Anniversaries live in our bones. We have muscle memory that reminds us that they are upon us even if we have neglected to note it on the calendar. I know, for instance, that every year around this time I start to feel a tightness in my chest and a sadness, for it’s the anniversary of my infant son Ari’s birth and death, five days apart from each other. And while I had thought, all those years ago, that the experience would become merely a part of my past, it’s very much a present story, one that colors my life to this day with perhaps even more meaning than I initially understood 23 years ago. For the grief I experienced over those five short days, and for the past 23 years, has taken up residence in my body, welcoming the newer losses as they accrue and alchemizing them into the strength and wisdom I need to keep moving forward.
Grief is a powerful tool. It guts us and it changes us. We try to run from it, tamp it down, ignore it, wash it away with addictive substances, or work, or food, or any number of numbing proposals. But grief doesn’t work that way – it reminds me of the book I used to read to my children when they were little about a bear hunt. The family is off to find a bear, but around every corner they encounter an obstacle, whether it’s a river, or mud, or something else they need to forge to continue on their hunt. And at the start of each obstacle, they announce “Oh, no, mud! Thick, oozy mud. We can’t go over it, we can’t go under it. Oh no! We have to go through it!”
And that’s the way it is with grief. We can’t go over it. We can’t go under it. We just have to wade through it.
Just about one year ago, our lives were overtaken by a global pandemic. We were shut down, almost overnight. Locked in, suddenly we couldn’t leave our homes, we were facing shortages of the most basic things, like toilet paper, and those who were lucky enough to have the access had to learn to shift everything about our lives online. People started dying in horrific numbers, and we had no idea where the disease lay, or how we might contract it. Everything looked like a sinister disease-carrier, from the handrail on the metro to the gas pump to the grocery store door handle. We were told not to wear masks, as essential workers needed them, but soon learned that masks were in fact our best defense against the deadly pathogen. Confusing messages, disinformation and chaotic news assaulted our senses on an hourly basis. We could no longer see our families or friends, let alone touch them. Everything we knew to be true was no longer so. And we had no sense of when this new upside down, dystopic life might shift back to something we recognized as normal.
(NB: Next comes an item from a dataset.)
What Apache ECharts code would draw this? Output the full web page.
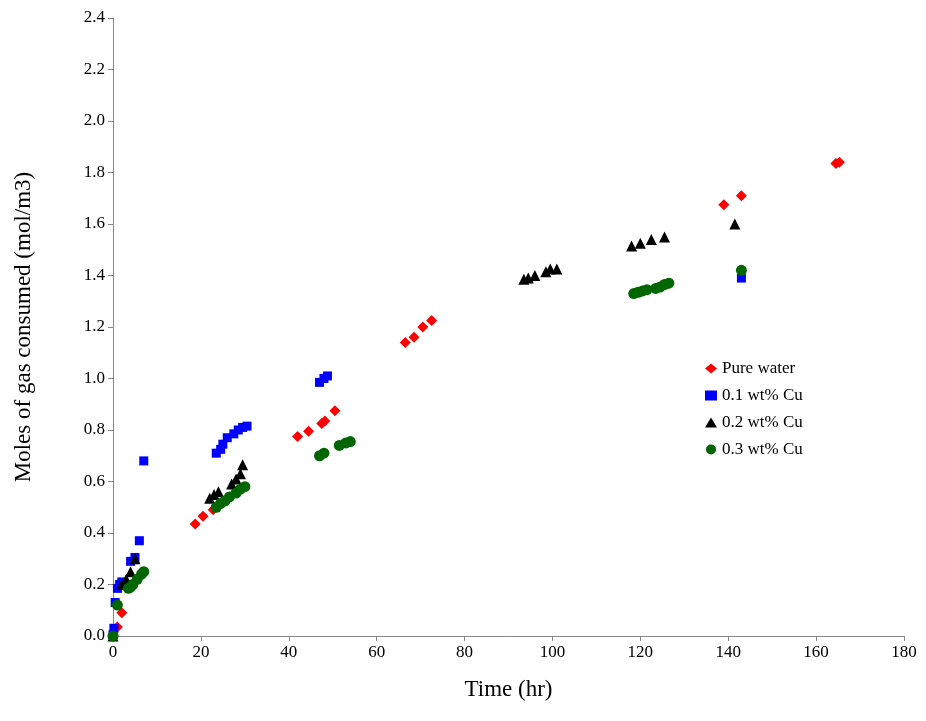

Each of us has a different date coming up in March that marks the year since we had that moment, realizing that our life had just changed at the snap of a finger. Mine is March 11 – I had lunch with a colleague who is also a friend, who laughed when we hugged hello and told me that she had friends who were already choosing not to go out to lunch. As we sat at the table, I started to wonder if it was safe to touch the menu, the napkin, the food. I went home and didn’t leave my house again, except to walk the dog, for a long time.
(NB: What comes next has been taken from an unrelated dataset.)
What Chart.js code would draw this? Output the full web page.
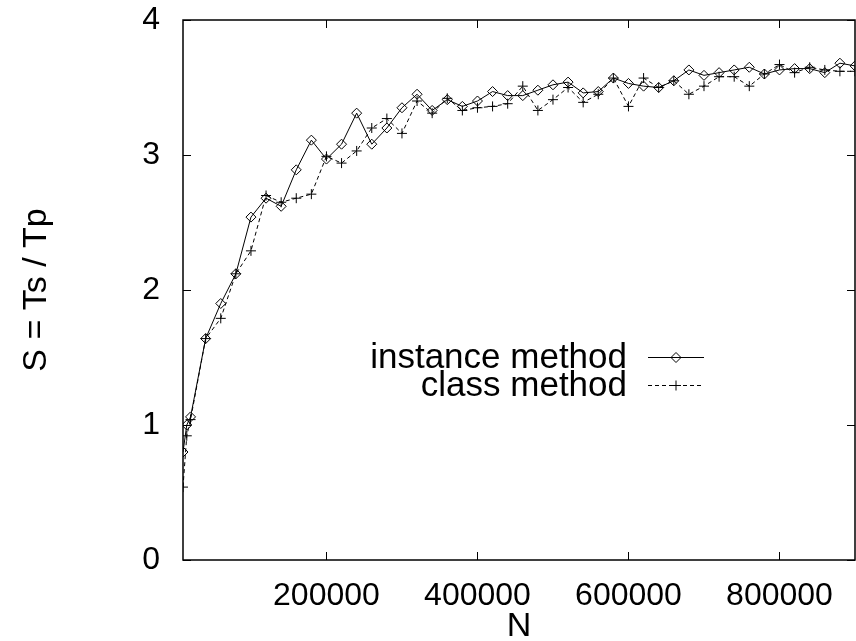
<!DOCTYPE html>
<html>
<head>
<meta charset="utf-8">
<script src="https://cdn.jsdelivr.net/npm/chart.js@4"></script>
<style>
  html, body { margin: 0; padding: 0; background: #fff; }
  #wrap { width: 856px; height: 641px; }
</style>
</head>
<body>
<div id="wrap"><canvas id="speedup-chart" width="856" height="641"></canvas></div>
<script>
  // problem sizes N (x axis)
  const sizes = [
    10000, 15000, 20000, 40000, 60000, 80000, 100000, 120000, 140000, 160000,
    180000, 200000, 220000, 240000, 260000, 280000, 300000, 320000, 340000, 360000,
    380000, 400000, 420000, 440000, 460000, 480000, 500000, 520000, 540000, 560000,
    580000, 600000, 620000, 640000, 660000, 680000, 700000, 720000, 740000, 760000,
    780000, 800000, 820000, 840000, 860000, 880000, 900000
  ];

  // speedup S = Ts / Tp
  const instanceMethod = [
    0.80, 1.00, 1.06, 1.64, 1.90, 2.12, 2.54, 2.68, 2.62, 2.89,
    3.11, 2.97, 3.08, 3.31, 3.08, 3.20, 3.35, 3.45, 3.33, 3.41,
    3.36, 3.40, 3.47, 3.44, 3.44, 3.48, 3.52, 3.54, 3.46, 3.47,
    3.57, 3.53, 3.51, 3.50, 3.55, 3.63, 3.59, 3.61, 3.63, 3.65,
    3.60, 3.63, 3.64, 3.64, 3.61, 3.68, 3.66
  ];
  const classMethod = [
    0.54, 0.92, 1.04, 1.64, 1.79, 2.12, 2.29, 2.70, 2.65, 2.68,
    2.71, 2.99, 2.94, 3.03, 3.20, 3.27, 3.16, 3.40, 3.31, 3.42,
    3.33, 3.35, 3.36, 3.38, 3.51, 3.33, 3.41, 3.50, 3.39, 3.45,
    3.57, 3.36, 3.57, 3.50, 3.55, 3.45, 3.51, 3.58, 3.58, 3.51,
    3.60, 3.67, 3.61, 3.65, 3.63, 3.62, 3.62
  ];

  const xTickValues = [200000, 400000, 600000, 800000];
  const yTickValues = [0, 1, 2, 3, 4];

  const FONT = "'Liberation Sans', Arial, sans-serif";
  const TICK_SIZE = 32;
  const LABEL_SIZE = 34;
  const KEY_SIZE = 35;

  const toPoints = (xs, ys) => xs.map((x, i) => ({ x: x, y: ys[i] }));

  // gnuplot style frame: full box with inward ticks on all four sides, plus key
  const framePlugin = {
    id: "frame",
    afterDraw(chart) {
      const ctx = chart.ctx;
      const a = chart.chartArea;
      const xs = chart.scales.x;
      const ys = chart.scales.y;
      const tick = 8;

      ctx.save();
      ctx.strokeStyle = "#000";
      ctx.lineWidth = 1.5;
      ctx.strokeRect(a.left, a.top, a.right - a.left, a.bottom - a.top);

      ctx.lineWidth = 1;
      ctx.beginPath();
      xTickValues.forEach((v) => {
        const px = Math.round(xs.getPixelForValue(v)) + 0.5;
        ctx.moveTo(px, a.bottom); ctx.lineTo(px, a.bottom - tick);
        ctx.moveTo(px, a.top); ctx.lineTo(px, a.top + tick);
      });
      yTickValues.forEach((v) => {
        const py = Math.round(ys.getPixelForValue(v)) + 0.5;
        ctx.moveTo(a.left, py); ctx.lineTo(a.left + tick, py);
        ctx.moveTo(a.right, py); ctx.lineTo(a.right - tick, py);
      });
      ctx.stroke();

      // key: label on the left, sample on the right
      const textRight = 627;
      const lineL = 648;
      const lineR = 704;
      const rows = [357, 385];
      ctx.font = KEY_SIZE + "px " + FONT;
      ctx.fillStyle = "#000";
      ctx.textAlign = "right";
      ctx.textBaseline = "middle";
      chart.data.datasets.forEach((ds, i) => {
        const yy = rows[i] + 0.5;
        ctx.fillText(ds.label, textRight, rows[i] + 1);
        ctx.save();
        ctx.lineWidth = 1;
        ctx.setLineDash(ds.borderDash || []);
        ctx.beginPath();
        ctx.moveTo(lineL, yy);
        ctx.lineTo(lineR, yy);
        ctx.stroke();
        ctx.restore();
        ctx.save();
        ctx.strokeStyle = "#000";
        ctx.fillStyle = "rgba(0,0,0,0)";
        ctx.lineWidth = 1;
        Chart.helpers.drawPoint(ctx, {
          pointStyle: ds.pointStyle,
          radius: ds.pointRadius,
          borderWidth: 1,
          rotation: 0
        }, (lineL + lineR) / 2, yy);
        ctx.restore();
      });
      ctx.restore();
    }
  };

  const createChart = (ctx) => {
    return new Chart(ctx, {
      type: "line",
      data: {
        datasets: [
          {
            label: "instance method",
            data: toPoints(sizes, instanceMethod),
            borderColor: "#000",
            borderWidth: 1,
            pointStyle: "rectRot",
            pointRadius: 5,
            pointBorderWidth: 1,
            pointBorderColor: "#000",
            pointBackgroundColor: "rgba(0,0,0,0)",
            tension: 0,
          },
          {
            label: "class method",
            data: toPoints(sizes, classMethod),
            borderColor: "#000",
            borderWidth: 1,
            borderDash: [4, 3],
            pointStyle: "cross",
            pointRadius: 5,
            pointBorderWidth: 1,
            pointBorderColor: "#000",
            tension: 0,
          },
        ],
      },
      options: {
        responsive: false,
        animation: false,
        events: [],
        layout: { autoPadding: false, padding: { top: 20, right: 1, left: 0, bottom: 0 } },
        plugins: {
          legend: { display: false },
          tooltip: { enabled: false },
        },
        scales: {
          x: {
            type: "linear",
            min: 10000,
            max: 900000,
            afterBuildTicks: (scale) => {
              scale.ticks = xTickValues.map((v) => ({ value: v }));
            },
            afterFit: (scale) => {
              scale.height = 81;
              scale.paddingLeft = 0;
              scale.paddingRight = 0;
            },
            grid: { display: false, drawTicks: false },
            border: { display: false },
            ticks: {
              color: "#000",
              padding: 17,
              maxRotation: 0,
              autoSkip: false,
              font: { family: FONT, size: TICK_SIZE },
              callback: (v) => String(v),
            },
            title: {
              display: true,
              text: "N",
              color: "#000",
              padding: { top: 0, bottom: -3 },
              font: { family: FONT, size: LABEL_SIZE, lineHeight: 1 },
            },
          },
          y: {
            min: 0,
            max: 4,
            afterBuildTicks: (scale) => {
              scale.ticks = yTickValues.map((v) => ({ value: v }));
            },
            afterFit: (scale) => {
              scale.width = 183;
              scale.paddingTop = 0;
              scale.paddingBottom = 0;
            },
            grid: { display: false, drawTicks: false },
            border: { display: false },
            ticks: {
              color: "#000",
              padding: 23,
              font: { family: FONT, size: TICK_SIZE },
            },
            title: {
              display: true,
              text: "S = Ts / Tp",
              color: "#000",
              padding: { top: 20, bottom: 0 },
              font: { family: FONT, size: LABEL_SIZE, lineHeight: 1 },
            },
          },
        },
      },
      plugins: [framePlugin],
    });
  };

  const initChart = () => {
    const ctx = document.getElementById("speedup-chart").getContext("2d");
    createChart(ctx);
  };

  document.addEventListener("DOMContentLoaded", initChart);
</script>
</body>
</html>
This sense of recognition that everything you know to be true is no longer your reality was familiar to me. It had struck me nearly five years earlier, when I was meeting a friend for a drink after work and my phone lit up – my husband calling me from his cell phone. Except that my husband never used his cell phone, and I knew, as I was reaching to pick up the phone to see who was on the other end, that my life was about to change. I didn’t know what was facing me on the other side of that phone, but I knew that whoever it was, they didn’t have good news. It was a moment of enormous portent and stunning understanding. Fifty-four weeks later, we were driving to my husband’s funeral following his year of dying from brain cancer. We couldn’t go over it. We couldn’t go under it. We had to go through it.
On March 11, I had that same immediate sense of recognition. I knew that life was about to shift. I knew that whatever was facing us was unlike anything any of us had every experienced. And now we’re here, just about one year later, contemplating what that year has looked like, how we’ve coped, and what our new world order might hold.
We have been broken, and we are in the process of mending ourselves and gluing the pieces back together, as we wait in line for our vaccines and the hope that they will bring us a few steps closer to the reality we lived one year ago. But once those pieces break, once the whole has fallen apart and is being put back together in a different construct, we can still see the cracks. It’s like the Japanese art of kintsugi, where gold filler is used to fix the broken pottery. The Japanese believe that the golden seams are part of the beauty of the new whole, and they expand our vision of what is possible. As songwriter and poet Leonard Cohen taught us, those cracks are what let the light come through.
So I am thinking about this anniversary as a way to extend gratitude for the new life that I lead, with its new cracks and new fillings. I want to mark the day the earth shifted for me in some way yet to be determined. It’s a spiritual reckoning, and a chance to acknowledge that the grief and the pain and the losses we’ve suffered are permanently fixed in the firmament of our lives, with both their cracks and their jagged gold-filled seams. They offer us a map to follow, to blaze a new path forward.